At this point, I took a good look at my design and noticed a few slightly uneven spots where I hadn’t gotten the cream thick enough. I decided to apply the cream again to make sure I had an even design. I did the whole design again and not just the uneven spots. It probably wasn’t necessary, but since it only took about 10 minutes to apply to my whole design, it seemed worthwhile. I let sit for 15 minutes and then rinsed again.
At this point it’s hard in pictures to see that it’s etched, but it is. Then I started to remove the stencil and was SO happy with the result.
After the stencil was completely removed, I cleaned the front with glass cleaner to get rid of any stencil residue and fingerprints. It’s really hard to tell from the pictures, but the original backing for the shadow box was just cardboard. I got a 12×12 piece of black paper and glued it to the inside.
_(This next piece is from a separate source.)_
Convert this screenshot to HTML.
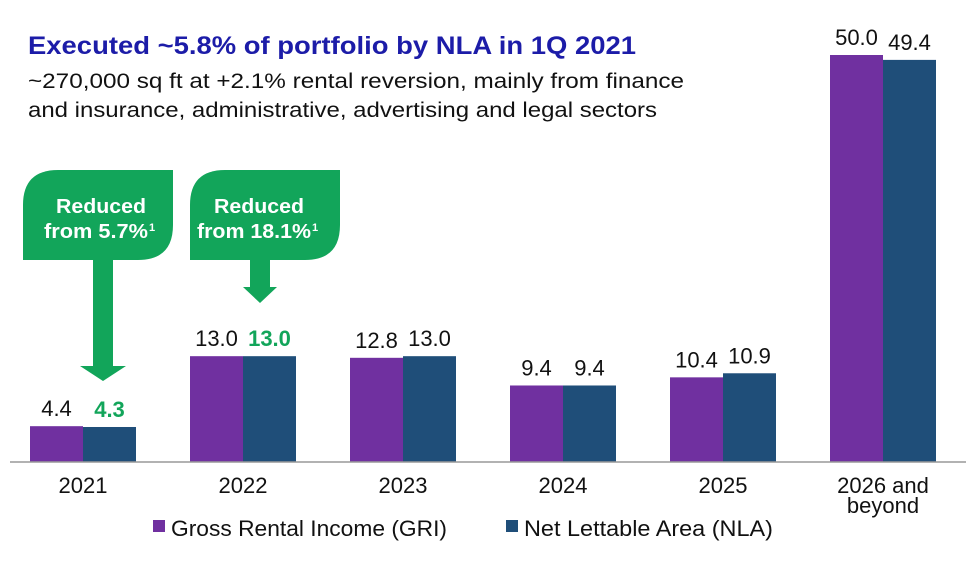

I have two possible places I’m thinking of hanging it in our kitchen, so I’ll share some more pictures once we have it hung up.
There’s quite a bit of etching cream left, so I will be thinking about what to etch next. I think I may make some of these shadow box wine cork holders as Christmas gifts this year and maybe some monogram wine glasses to go with them. Maybe some ornaments. You haven’t seen the last etching project from me!